What the task asks: Give all the lines below again, exactly, with no pictures.

Data segment:
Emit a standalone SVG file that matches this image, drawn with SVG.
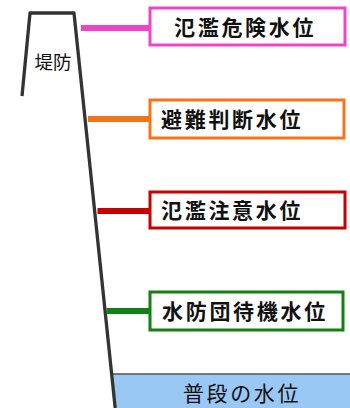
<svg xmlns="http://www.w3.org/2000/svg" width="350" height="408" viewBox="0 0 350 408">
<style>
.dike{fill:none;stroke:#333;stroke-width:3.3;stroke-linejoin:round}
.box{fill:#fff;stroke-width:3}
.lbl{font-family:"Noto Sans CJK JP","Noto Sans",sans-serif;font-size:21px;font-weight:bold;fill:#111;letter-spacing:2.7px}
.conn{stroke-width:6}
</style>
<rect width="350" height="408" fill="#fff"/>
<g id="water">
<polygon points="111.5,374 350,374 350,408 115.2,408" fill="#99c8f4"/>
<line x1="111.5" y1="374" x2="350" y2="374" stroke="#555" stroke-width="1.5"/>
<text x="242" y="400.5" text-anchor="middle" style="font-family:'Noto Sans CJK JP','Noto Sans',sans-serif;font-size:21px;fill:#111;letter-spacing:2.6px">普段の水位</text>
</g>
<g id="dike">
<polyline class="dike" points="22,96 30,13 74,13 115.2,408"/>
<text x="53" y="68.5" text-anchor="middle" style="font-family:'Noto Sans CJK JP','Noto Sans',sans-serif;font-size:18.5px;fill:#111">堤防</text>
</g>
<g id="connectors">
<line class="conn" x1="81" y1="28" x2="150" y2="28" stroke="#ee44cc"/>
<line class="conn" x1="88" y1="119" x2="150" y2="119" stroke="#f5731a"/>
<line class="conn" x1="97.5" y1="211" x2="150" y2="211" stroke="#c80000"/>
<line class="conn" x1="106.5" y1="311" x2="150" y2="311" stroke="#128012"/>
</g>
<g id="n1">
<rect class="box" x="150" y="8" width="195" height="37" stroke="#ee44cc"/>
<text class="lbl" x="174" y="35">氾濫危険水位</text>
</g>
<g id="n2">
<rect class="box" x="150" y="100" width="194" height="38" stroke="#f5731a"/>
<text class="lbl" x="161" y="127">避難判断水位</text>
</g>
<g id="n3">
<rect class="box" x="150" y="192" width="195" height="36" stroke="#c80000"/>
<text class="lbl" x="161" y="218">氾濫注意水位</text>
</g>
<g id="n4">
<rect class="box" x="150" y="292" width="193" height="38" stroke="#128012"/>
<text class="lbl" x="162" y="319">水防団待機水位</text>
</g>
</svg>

Written answer:
Emit a standalone SVG file that matches this image, drawn with SVG.
<svg xmlns="http://www.w3.org/2000/svg" width="350" height="408" viewBox="0 0 350 408">
<style>
.dike{fill:none;stroke:#333;stroke-width:3.3;stroke-linejoin:round}
.box{fill:#fff;stroke-width:3}
.lbl{font-family:"Noto Sans CJK JP","Noto Sans",sans-serif;font-size:21px;font-weight:bold;fill:#111;letter-spacing:2.7px}
.conn{stroke-width:6}
</style>
<rect width="350" height="408" fill="#fff"/>
<g id="water">
<polygon points="111.5,374 350,374 350,408 115.2,408" fill="#99c8f4"/>
<line x1="111.5" y1="374" x2="350" y2="374" stroke="#555" stroke-width="1.5"/>
<text x="242" y="400.5" text-anchor="middle" style="font-family:'Noto Sans CJK JP','Noto Sans',sans-serif;font-size:21px;fill:#111;letter-spacing:2.6px">普段の水位</text>
</g>
<g id="dike">
<polyline class="dike" points="22,96 30,13 74,13 115.2,408"/>
<text x="53" y="68.5" text-anchor="middle" style="font-family:'Noto Sans CJK JP','Noto Sans',sans-serif;font-size:18.5px;fill:#111">堤防</text>
</g>
<g id="connectors">
<line class="conn" x1="81" y1="28" x2="150" y2="28" stroke="#ee44cc"/>
<line class="conn" x1="88" y1="119" x2="150" y2="119" stroke="#f5731a"/>
<line class="conn" x1="97.5" y1="211" x2="150" y2="211" stroke="#c80000"/>
<line class="conn" x1="106.5" y1="311" x2="150" y2="311" stroke="#128012"/>
</g>
<g id="n1">
<rect class="box" x="150" y="8" width="195" height="37" stroke="#ee44cc"/>
<text class="lbl" x="174" y="35">氾濫危険水位</text>
</g>
<g id="n2">
<rect class="box" x="150" y="100" width="194" height="38" stroke="#f5731a"/>
<text class="lbl" x="161" y="127">避難判断水位</text>
</g>
<g id="n3">
<rect class="box" x="150" y="192" width="195" height="36" stroke="#c80000"/>
<text class="lbl" x="161" y="218">氾濫注意水位</text>
</g>
<g id="n4">
<rect class="box" x="150" y="292" width="193" height="38" stroke="#128012"/>
<text class="lbl" x="162" y="319">水防団待機水位</text>
</g>
</svg>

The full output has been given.